* **Goal of the exercise**: Skip the pictures and repeat each line of the data exactly.

* **Recorded information**:
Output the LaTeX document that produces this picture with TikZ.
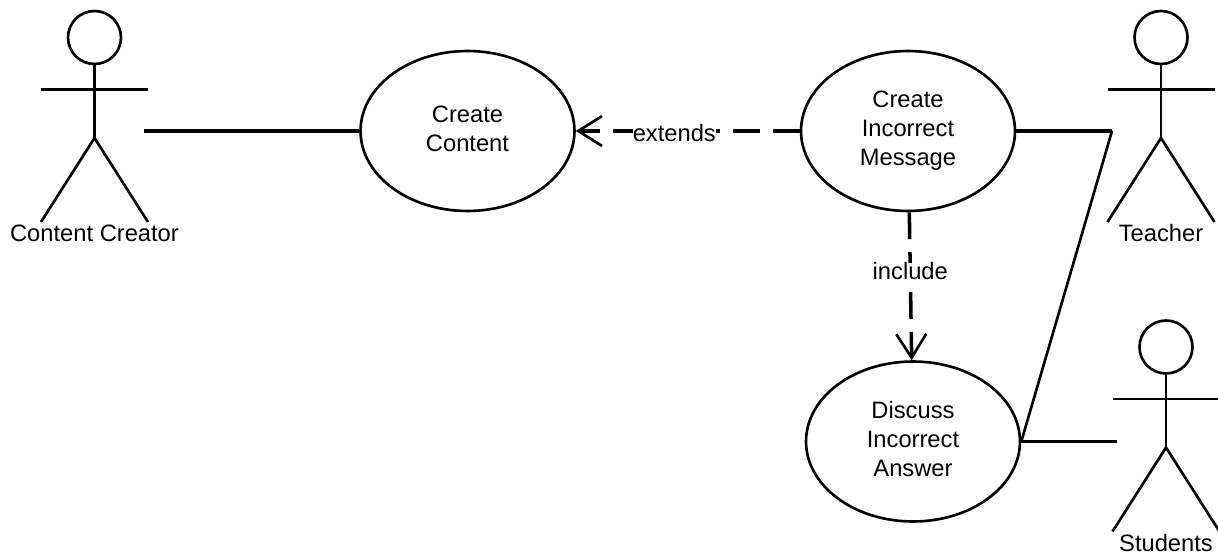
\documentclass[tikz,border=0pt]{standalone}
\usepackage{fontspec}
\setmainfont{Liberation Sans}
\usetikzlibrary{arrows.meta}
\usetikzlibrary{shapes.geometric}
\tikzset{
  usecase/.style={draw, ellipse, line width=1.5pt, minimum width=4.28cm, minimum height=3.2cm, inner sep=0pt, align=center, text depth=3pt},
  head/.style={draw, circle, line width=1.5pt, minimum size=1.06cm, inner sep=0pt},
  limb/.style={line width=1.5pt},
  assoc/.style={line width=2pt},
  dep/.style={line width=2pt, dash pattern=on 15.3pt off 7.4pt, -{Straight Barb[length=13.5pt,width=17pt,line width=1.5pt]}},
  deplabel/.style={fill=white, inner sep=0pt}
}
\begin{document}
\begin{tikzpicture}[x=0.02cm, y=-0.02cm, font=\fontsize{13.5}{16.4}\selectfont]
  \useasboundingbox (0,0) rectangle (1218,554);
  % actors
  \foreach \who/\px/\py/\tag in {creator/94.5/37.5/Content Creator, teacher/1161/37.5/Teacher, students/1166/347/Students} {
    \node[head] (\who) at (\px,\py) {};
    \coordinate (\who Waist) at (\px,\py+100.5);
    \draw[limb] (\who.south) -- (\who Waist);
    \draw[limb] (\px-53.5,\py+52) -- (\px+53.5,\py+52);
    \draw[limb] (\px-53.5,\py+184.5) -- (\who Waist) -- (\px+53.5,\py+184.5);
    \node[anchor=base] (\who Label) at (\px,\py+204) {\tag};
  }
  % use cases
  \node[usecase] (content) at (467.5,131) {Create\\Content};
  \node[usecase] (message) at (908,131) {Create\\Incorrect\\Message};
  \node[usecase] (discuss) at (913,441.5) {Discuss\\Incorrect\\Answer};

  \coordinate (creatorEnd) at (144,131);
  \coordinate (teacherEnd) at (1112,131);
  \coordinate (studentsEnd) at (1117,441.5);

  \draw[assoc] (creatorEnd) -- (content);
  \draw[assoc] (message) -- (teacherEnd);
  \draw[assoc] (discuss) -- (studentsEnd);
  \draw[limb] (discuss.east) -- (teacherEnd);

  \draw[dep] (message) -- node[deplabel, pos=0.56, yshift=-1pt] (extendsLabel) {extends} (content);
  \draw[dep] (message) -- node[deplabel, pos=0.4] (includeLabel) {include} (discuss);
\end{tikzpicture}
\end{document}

* **Full response**:
Output the LaTeX document that produces this picture with TikZ.
\documentclass[tikz,border=0pt]{standalone}
\usepackage{fontspec}
\setmainfont{Liberation Sans}
\usetikzlibrary{arrows.meta}
\usetikzlibrary{shapes.geometric}
\tikzset{
  usecase/.style={draw, ellipse, line width=1.5pt, minimum width=4.28cm, minimum height=3.2cm, inner sep=0pt, align=center, text depth=3pt},
  head/.style={draw, circle, line width=1.5pt, minimum size=1.06cm, inner sep=0pt},
  limb/.style={line width=1.5pt},
  assoc/.style={line width=2pt},
  dep/.style={line width=2pt, dash pattern=on 15.3pt off 7.4pt, -{Straight Barb[length=13.5pt,width=17pt,line width=1.5pt]}},
  deplabel/.style={fill=white, inner sep=0pt}
}
\begin{document}
\begin{tikzpicture}[x=0.02cm, y=-0.02cm, font=\fontsize{13.5}{16.4}\selectfont]
  \useasboundingbox (0,0) rectangle (1218,554);
  % actors
  \foreach \who/\px/\py/\tag in {creator/94.5/37.5/Content Creator, teacher/1161/37.5/Teacher, students/1166/347/Students} {
    \node[head] (\who) at (\px,\py) {};
    \coordinate (\who Waist) at (\px,\py+100.5);
    \draw[limb] (\who.south) -- (\who Waist);
    \draw[limb] (\px-53.5,\py+52) -- (\px+53.5,\py+52);
    \draw[limb] (\px-53.5,\py+184.5) -- (\who Waist) -- (\px+53.5,\py+184.5);
    \node[anchor=base] (\who Label) at (\px,\py+204) {\tag};
  }
  % use cases
  \node[usecase] (content) at (467.5,131) {Create\\Content};
  \node[usecase] (message) at (908,131) {Create\\Incorrect\\Message};
  \node[usecase] (discuss) at (913,441.5) {Discuss\\Incorrect\\Answer};

  \coordinate (creatorEnd) at (144,131);
  \coordinate (teacherEnd) at (1112,131);
  \coordinate (studentsEnd) at (1117,441.5);

  \draw[assoc] (creatorEnd) -- (content);
  \draw[assoc] (message) -- (teacherEnd);
  \draw[assoc] (discuss) -- (studentsEnd);
  \draw[limb] (discuss.east) -- (teacherEnd);

  \draw[dep] (message) -- node[deplabel, pos=0.56, yshift=-1pt] (extendsLabel) {extends} (content);
  \draw[dep] (message) -- node[deplabel, pos=0.4] (includeLabel) {include} (discuss);
\end{tikzpicture}
\end{document}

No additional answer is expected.